At the end of the 1980s, a wild rumour circulated that the education ministry planned to scrap Dutch as the principal language of instruction at universities in favour of English.
The rumour prompted widespread outrage. As a result, the government instigated regular inspections of the extent to which foreign languages were used in university teaching. Its aim became twofold: to ensure Dutch was not under threat as the main language of instruction, but also that students' foreign-language abilities were developed adequately throughout their course.
In practice, this meant that components of many courses - particularly technical subjects where much of the international vocabulary is English - were taught in English. But despite the Netherlands' adoption of English as a medium of instruction, insiders believed Dutch teachers of English might be failing in their job.

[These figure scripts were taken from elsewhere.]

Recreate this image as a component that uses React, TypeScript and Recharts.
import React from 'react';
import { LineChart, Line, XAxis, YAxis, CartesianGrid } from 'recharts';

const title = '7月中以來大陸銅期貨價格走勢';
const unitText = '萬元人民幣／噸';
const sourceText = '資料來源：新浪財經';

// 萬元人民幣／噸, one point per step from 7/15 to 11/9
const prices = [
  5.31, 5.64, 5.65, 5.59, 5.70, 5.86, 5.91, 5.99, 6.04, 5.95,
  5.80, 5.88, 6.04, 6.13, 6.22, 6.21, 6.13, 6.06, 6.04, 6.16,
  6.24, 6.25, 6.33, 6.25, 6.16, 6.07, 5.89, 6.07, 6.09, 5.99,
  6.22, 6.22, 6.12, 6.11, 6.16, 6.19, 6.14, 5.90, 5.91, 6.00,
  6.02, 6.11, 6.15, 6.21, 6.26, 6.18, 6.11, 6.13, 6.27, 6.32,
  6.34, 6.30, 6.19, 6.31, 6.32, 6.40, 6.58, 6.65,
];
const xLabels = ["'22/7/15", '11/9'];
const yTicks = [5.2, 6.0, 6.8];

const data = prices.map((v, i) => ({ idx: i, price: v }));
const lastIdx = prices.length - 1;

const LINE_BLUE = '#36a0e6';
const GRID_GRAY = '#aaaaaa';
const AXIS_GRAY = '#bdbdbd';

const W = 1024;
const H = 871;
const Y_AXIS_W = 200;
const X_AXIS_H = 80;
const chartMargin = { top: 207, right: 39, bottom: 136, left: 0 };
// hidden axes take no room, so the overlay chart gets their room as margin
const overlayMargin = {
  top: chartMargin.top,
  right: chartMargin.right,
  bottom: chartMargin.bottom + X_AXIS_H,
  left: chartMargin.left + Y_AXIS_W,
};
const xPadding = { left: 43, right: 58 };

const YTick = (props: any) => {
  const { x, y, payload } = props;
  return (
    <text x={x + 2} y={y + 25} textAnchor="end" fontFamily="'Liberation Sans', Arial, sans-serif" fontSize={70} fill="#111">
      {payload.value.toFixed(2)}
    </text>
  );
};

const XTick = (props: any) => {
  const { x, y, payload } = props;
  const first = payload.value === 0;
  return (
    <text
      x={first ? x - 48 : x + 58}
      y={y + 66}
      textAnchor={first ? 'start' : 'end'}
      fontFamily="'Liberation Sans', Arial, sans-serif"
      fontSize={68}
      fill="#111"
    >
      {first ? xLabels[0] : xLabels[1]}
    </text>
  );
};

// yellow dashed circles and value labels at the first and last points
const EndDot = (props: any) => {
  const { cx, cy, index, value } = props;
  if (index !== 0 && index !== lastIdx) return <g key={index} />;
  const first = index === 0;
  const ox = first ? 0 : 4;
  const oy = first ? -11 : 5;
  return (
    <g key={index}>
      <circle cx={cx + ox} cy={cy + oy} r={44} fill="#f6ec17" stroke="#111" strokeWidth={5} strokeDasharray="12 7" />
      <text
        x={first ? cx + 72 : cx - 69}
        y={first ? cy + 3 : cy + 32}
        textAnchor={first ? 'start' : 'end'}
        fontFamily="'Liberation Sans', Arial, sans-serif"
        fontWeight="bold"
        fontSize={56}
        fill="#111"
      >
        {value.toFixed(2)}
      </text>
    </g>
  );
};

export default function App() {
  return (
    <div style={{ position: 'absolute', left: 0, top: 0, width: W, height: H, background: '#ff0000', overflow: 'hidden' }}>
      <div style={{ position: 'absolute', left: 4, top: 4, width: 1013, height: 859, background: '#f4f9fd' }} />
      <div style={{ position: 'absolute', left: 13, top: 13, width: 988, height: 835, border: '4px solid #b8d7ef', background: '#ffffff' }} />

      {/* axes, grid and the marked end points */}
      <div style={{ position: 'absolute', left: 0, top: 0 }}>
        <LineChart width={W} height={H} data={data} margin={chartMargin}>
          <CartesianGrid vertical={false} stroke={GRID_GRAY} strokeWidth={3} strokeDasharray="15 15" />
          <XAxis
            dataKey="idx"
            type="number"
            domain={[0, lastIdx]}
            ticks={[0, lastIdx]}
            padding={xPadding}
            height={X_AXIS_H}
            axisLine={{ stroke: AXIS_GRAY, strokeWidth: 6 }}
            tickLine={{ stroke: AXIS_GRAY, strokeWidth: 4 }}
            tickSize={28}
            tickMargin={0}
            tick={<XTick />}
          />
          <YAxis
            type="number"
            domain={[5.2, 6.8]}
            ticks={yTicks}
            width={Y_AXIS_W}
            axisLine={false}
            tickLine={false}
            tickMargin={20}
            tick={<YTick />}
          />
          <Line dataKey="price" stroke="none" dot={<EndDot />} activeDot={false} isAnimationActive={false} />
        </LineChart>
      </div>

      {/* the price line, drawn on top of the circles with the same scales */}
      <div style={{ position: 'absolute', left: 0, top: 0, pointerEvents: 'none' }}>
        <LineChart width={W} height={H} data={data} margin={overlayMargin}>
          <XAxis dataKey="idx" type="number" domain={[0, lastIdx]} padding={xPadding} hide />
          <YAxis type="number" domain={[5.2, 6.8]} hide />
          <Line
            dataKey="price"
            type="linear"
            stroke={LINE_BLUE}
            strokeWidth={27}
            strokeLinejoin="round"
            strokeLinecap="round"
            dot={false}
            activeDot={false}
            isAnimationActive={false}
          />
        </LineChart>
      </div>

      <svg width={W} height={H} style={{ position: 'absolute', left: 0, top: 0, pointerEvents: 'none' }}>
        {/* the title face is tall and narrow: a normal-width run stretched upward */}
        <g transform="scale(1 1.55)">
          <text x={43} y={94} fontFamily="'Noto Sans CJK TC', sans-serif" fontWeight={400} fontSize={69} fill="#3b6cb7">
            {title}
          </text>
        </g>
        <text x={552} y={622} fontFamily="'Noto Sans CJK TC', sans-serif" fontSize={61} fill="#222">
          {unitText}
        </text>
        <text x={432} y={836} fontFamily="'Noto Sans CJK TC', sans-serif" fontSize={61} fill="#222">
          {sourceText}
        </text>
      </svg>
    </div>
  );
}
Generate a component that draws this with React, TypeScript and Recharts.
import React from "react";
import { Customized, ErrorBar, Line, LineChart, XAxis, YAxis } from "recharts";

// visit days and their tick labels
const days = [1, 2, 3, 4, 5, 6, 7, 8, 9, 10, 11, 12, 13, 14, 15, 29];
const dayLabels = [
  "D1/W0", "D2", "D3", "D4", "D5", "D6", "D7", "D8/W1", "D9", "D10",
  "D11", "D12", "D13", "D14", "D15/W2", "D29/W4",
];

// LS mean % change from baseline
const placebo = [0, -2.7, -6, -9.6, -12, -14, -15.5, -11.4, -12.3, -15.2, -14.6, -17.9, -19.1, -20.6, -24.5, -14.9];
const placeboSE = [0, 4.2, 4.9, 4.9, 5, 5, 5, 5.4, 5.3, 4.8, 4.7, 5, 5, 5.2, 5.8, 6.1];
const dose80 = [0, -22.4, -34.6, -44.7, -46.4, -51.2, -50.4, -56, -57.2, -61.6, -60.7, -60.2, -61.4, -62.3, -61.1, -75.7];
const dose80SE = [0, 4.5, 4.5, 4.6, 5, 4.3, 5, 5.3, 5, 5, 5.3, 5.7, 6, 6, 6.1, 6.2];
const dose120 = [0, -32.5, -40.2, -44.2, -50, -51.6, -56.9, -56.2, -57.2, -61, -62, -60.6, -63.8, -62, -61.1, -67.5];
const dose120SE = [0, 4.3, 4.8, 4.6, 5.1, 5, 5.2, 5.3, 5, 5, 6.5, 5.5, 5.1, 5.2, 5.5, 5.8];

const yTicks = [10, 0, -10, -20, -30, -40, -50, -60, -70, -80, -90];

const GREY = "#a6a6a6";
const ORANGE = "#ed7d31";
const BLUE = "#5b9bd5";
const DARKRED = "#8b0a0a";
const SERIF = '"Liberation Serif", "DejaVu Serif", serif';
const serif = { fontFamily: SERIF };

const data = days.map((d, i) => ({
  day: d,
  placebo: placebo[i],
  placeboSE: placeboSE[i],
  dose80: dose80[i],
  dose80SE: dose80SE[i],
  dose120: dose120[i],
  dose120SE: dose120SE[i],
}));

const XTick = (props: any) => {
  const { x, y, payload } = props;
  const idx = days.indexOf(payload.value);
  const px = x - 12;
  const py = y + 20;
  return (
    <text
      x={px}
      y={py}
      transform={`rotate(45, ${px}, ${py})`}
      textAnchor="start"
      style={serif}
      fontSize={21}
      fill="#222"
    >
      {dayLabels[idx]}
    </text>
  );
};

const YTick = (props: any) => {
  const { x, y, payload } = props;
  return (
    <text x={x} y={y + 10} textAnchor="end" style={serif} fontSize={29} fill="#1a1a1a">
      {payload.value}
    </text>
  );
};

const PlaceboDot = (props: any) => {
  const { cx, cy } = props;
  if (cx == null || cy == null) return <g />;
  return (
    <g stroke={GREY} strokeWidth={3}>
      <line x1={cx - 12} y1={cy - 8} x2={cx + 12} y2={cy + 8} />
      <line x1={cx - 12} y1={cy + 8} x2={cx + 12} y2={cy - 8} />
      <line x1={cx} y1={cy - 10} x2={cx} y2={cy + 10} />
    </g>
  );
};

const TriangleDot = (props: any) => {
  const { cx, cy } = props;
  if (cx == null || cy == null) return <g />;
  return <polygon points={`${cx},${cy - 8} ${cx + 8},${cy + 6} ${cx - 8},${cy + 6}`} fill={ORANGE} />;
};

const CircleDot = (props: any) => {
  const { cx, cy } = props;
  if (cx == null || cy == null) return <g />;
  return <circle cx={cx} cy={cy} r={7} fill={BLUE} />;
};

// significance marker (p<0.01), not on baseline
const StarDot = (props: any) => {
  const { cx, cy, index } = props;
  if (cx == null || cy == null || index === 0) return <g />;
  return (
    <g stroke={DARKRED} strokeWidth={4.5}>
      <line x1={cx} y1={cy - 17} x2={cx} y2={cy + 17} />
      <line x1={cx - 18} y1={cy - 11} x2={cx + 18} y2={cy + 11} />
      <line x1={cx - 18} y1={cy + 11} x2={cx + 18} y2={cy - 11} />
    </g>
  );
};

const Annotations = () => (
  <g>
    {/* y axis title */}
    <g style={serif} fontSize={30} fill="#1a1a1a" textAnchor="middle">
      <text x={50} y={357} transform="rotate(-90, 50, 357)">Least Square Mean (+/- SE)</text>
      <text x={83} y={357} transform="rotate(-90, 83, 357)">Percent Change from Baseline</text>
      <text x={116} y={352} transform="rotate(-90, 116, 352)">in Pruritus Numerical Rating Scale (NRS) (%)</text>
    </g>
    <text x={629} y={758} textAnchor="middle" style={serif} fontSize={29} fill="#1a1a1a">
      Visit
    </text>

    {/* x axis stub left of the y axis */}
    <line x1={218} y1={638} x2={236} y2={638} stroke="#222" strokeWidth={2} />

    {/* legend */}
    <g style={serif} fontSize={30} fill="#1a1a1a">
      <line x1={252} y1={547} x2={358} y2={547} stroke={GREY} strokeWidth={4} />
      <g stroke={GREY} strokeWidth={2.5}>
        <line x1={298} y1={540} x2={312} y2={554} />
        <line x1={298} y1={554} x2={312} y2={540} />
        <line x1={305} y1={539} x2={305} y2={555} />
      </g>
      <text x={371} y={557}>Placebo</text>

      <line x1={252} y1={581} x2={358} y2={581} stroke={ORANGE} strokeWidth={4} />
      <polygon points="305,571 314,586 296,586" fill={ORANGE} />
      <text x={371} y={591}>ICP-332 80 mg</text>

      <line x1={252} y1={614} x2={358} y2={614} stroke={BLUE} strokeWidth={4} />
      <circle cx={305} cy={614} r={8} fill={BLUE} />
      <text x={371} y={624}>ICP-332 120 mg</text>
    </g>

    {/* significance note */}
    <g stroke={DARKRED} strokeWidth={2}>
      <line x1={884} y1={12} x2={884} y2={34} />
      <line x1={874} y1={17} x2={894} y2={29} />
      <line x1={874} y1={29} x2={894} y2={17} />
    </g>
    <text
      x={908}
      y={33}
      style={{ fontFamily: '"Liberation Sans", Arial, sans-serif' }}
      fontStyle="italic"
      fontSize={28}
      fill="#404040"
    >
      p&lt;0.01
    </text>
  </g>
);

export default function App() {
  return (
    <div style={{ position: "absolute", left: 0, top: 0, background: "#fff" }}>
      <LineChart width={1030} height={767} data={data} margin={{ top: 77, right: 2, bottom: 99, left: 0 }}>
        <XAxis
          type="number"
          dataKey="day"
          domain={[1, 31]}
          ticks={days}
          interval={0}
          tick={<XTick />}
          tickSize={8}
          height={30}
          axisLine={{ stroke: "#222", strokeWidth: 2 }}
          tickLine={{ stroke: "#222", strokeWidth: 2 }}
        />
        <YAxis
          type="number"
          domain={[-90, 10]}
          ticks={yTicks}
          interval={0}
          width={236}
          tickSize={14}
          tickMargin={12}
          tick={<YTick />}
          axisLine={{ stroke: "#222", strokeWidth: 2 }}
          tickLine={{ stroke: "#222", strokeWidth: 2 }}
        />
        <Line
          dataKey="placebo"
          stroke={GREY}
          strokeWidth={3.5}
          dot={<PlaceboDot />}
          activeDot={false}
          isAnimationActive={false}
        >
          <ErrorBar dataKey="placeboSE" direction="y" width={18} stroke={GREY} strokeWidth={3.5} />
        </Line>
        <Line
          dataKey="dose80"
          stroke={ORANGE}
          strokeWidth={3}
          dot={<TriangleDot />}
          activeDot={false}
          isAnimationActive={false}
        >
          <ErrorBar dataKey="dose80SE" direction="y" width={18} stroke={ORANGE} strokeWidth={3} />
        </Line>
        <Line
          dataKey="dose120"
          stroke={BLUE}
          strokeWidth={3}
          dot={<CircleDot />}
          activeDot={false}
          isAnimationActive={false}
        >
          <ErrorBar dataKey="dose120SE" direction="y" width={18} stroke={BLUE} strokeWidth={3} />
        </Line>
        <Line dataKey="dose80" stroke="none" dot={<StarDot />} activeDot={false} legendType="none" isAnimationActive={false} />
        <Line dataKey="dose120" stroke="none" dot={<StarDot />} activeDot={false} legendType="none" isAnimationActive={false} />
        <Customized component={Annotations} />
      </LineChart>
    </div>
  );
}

"The Dutch have a firmly fixed perception of themselves that they really do know and understand English," Monica den Boer, associate professor of public administration at Tilburg University, said. "This assumption is misleading and may become an obstacle in the internationalisation process occurring in mainstream European education."
Dr den Boer, a leading academic in the area of international policing and the legalities surrounding crime and terrorism, works in a field where there is little or no margin for misunderstanding. English as a world language is the ultimate communicator.
She has detected a systematic devaluation of English that has arisen from poor translation into Dutch of spoken English derived from high-quality British television plays. In addition, there has been the endless bombardment of American-style infotainment and the advent of the internet and text messages on mobile telephones.
"Unfortunately, too many Dutch academics who teach in English cannot be bothered to improve their own standards. Lectures are short, hurried and the result is that with both foreign and Dutch students their English oral and written skills are sub-optimal," Dr den Boer said.
She said there was room for improvement in understanding differences in cultural and social attitudes and ways of behaviour, especially with learning.
According to Petrus van Duyne, of Tilburg's law faculty, communication differences have also resulted from students from central and eastern European countries. "Students aren't encouraged to talk with teachers, they are used to being docile; they listen and produce what the teacher says, even if it is incorrect."
Dr den Boer said teachers could use other skills to break such waves of indifference. "Every set of students is different. One must seek out the way of connecting."